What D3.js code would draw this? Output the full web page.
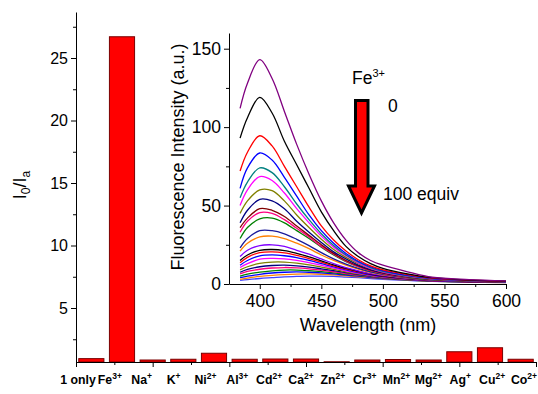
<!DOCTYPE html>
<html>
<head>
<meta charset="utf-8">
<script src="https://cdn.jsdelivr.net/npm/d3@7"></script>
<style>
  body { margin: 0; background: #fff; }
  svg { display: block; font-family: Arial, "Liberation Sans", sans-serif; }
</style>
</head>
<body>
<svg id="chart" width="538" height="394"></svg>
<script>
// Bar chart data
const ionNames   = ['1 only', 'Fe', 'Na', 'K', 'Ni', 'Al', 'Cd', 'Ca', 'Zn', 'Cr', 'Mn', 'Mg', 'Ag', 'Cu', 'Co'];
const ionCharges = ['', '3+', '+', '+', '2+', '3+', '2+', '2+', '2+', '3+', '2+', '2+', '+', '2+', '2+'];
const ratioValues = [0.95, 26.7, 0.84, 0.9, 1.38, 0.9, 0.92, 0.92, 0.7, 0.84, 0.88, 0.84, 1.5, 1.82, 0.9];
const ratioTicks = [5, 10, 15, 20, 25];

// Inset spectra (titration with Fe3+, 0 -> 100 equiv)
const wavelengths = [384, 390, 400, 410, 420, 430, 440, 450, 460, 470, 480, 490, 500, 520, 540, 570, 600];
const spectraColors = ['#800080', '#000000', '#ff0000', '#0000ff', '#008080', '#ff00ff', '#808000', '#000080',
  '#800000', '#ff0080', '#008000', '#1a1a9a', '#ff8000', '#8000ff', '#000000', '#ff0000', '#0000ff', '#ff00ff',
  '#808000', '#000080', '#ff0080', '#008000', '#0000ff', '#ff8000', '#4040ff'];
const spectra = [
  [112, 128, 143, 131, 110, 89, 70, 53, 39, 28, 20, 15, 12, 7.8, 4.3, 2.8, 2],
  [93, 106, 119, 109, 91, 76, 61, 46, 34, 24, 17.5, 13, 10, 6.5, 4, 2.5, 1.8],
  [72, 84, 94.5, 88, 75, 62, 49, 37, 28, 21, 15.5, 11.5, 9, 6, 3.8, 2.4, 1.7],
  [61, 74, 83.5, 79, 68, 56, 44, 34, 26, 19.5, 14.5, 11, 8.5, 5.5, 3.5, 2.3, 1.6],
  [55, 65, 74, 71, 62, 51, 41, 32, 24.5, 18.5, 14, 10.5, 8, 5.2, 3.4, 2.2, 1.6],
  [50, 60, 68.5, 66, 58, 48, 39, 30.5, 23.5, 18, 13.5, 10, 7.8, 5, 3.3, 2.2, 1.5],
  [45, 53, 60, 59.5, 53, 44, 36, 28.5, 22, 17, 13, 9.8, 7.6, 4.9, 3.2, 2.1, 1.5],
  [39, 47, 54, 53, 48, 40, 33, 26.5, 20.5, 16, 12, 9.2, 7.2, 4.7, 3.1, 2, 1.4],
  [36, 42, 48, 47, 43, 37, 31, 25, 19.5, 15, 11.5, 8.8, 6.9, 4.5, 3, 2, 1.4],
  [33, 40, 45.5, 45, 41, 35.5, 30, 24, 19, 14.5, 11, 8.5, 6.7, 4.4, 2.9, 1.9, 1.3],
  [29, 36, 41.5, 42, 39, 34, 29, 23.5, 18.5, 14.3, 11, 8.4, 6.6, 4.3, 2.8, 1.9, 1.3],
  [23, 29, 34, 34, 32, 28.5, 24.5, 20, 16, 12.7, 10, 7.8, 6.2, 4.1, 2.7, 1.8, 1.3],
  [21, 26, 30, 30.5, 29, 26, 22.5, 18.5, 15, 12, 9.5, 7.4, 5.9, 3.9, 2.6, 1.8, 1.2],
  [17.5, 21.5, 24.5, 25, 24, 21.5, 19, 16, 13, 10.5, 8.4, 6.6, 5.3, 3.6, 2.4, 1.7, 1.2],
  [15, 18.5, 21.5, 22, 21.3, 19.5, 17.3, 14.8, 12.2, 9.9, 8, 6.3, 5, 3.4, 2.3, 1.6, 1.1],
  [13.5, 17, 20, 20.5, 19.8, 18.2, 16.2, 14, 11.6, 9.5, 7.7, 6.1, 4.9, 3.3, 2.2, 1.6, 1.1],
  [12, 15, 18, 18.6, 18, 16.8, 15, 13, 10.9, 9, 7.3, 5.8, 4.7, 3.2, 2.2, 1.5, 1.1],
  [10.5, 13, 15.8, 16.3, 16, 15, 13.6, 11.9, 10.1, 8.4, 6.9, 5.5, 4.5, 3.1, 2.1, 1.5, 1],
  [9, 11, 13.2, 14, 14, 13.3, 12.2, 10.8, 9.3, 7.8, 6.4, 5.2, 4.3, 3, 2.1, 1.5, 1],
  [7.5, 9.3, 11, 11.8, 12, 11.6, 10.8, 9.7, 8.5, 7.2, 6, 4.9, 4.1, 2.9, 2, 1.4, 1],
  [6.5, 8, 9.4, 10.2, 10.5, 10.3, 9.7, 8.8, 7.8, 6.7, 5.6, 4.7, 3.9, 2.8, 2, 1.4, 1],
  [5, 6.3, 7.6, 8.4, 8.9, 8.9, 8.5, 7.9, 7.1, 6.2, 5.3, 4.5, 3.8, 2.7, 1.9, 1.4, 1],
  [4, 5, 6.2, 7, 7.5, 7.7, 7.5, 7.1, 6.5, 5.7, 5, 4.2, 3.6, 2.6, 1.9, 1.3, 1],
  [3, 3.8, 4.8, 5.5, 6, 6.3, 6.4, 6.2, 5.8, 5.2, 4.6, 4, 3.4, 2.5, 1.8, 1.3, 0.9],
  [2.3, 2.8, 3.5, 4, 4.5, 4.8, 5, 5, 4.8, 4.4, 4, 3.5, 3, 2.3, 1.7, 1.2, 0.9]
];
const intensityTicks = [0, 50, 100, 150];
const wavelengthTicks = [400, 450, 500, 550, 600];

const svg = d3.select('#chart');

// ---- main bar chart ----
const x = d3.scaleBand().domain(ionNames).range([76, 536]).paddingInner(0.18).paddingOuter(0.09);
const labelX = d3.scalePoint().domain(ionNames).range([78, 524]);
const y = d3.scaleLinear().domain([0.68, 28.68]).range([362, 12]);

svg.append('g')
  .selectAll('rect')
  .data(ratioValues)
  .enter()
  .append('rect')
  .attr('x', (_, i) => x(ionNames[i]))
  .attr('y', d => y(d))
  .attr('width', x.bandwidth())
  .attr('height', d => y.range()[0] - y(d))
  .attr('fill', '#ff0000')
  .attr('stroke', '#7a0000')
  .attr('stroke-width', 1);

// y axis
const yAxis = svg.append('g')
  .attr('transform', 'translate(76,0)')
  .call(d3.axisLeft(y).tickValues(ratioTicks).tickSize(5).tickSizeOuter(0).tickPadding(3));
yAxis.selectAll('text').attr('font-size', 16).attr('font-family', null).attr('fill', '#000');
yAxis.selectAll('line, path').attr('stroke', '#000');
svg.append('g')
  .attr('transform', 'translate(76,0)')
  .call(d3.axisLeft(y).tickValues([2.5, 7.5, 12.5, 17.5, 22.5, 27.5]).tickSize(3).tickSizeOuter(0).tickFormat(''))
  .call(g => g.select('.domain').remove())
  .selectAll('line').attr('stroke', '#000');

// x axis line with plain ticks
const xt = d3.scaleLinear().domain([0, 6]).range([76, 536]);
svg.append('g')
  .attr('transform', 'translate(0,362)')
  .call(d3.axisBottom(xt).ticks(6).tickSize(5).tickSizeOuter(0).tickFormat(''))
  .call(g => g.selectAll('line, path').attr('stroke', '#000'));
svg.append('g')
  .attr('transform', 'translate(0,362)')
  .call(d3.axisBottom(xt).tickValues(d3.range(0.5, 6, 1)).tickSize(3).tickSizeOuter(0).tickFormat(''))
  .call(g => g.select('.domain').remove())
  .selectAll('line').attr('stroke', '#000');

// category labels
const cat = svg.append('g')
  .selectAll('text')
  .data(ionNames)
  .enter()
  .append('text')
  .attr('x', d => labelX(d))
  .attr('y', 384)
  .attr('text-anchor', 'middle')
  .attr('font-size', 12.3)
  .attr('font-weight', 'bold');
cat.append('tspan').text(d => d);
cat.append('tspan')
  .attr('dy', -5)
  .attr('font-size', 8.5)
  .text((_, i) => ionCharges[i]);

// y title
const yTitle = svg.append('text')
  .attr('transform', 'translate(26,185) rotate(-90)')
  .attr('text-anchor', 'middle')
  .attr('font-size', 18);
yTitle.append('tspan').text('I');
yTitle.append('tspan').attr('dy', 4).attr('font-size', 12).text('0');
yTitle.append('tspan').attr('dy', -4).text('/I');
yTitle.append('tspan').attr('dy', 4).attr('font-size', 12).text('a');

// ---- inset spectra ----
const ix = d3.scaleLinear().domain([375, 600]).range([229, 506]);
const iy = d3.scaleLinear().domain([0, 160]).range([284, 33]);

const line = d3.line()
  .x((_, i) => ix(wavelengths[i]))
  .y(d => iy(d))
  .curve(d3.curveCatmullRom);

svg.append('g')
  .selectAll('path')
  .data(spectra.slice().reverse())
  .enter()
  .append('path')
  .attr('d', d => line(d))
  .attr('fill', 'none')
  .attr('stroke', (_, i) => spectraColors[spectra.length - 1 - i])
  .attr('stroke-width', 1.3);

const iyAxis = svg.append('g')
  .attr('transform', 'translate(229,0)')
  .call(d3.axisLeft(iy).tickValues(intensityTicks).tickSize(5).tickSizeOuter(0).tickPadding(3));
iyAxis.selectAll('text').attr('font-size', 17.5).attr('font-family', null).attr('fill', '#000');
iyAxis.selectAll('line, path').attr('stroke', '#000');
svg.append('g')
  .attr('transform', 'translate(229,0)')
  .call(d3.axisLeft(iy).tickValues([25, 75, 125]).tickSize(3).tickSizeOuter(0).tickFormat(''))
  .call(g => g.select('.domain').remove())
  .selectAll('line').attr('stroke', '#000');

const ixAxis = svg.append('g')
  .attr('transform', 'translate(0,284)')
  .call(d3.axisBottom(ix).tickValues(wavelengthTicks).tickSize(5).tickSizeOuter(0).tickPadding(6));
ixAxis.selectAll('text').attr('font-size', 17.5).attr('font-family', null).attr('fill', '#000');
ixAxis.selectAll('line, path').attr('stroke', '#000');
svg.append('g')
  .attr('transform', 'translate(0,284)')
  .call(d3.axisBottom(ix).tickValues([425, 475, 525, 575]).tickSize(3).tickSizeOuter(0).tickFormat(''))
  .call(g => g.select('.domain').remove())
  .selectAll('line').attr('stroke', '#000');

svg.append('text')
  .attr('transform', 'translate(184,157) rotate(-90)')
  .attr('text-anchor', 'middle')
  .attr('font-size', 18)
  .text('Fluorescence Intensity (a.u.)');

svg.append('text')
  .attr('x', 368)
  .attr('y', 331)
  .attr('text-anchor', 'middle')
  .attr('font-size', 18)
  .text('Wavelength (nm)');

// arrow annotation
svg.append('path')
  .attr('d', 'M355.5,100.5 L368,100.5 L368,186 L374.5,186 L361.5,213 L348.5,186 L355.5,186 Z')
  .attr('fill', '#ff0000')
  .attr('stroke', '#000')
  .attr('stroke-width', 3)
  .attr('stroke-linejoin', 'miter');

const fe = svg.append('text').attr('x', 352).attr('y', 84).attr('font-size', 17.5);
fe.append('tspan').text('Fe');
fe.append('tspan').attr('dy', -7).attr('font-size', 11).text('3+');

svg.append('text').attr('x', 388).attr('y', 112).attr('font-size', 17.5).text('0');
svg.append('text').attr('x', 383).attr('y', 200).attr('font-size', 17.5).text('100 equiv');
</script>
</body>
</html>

» REQUIRED WORK: Repeat only what lies between the start of the data and the end of the line containing "const ratioTicks = [5, 10, 15, 20, 25];", exactly, with pictures left out.

» SOLUTION FOR THIS TASK:
What D3.js code would draw this? Output the full web page.
<!DOCTYPE html>
<html>
<head>
<meta charset="utf-8">
<script src="https://cdn.jsdelivr.net/npm/d3@7"></script>
<style>
  body { margin: 0; background: #fff; }
  svg { display: block; font-family: Arial, "Liberation Sans", sans-serif; }
</style>
</head>
<body>
<svg id="chart" width="538" height="394"></svg>
<script>
// Bar chart data
const ionNames   = ['1 only', 'Fe', 'Na', 'K', 'Ni', 'Al', 'Cd', 'Ca', 'Zn', 'Cr', 'Mn', 'Mg', 'Ag', 'Cu', 'Co'];
const ionCharges = ['', '3+', '+', '+', '2+', '3+', '2+', '2+', '2+', '3+', '2+', '2+', '+', '2+', '2+'];
const ratioValues = [0.95, 26.7, 0.84, 0.9, 1.38, 0.9, 0.92, 0.92, 0.7, 0.84, 0.88, 0.84, 1.5, 1.82, 0.9];
const ratioTicks = [5, 10, 15, 20, 25];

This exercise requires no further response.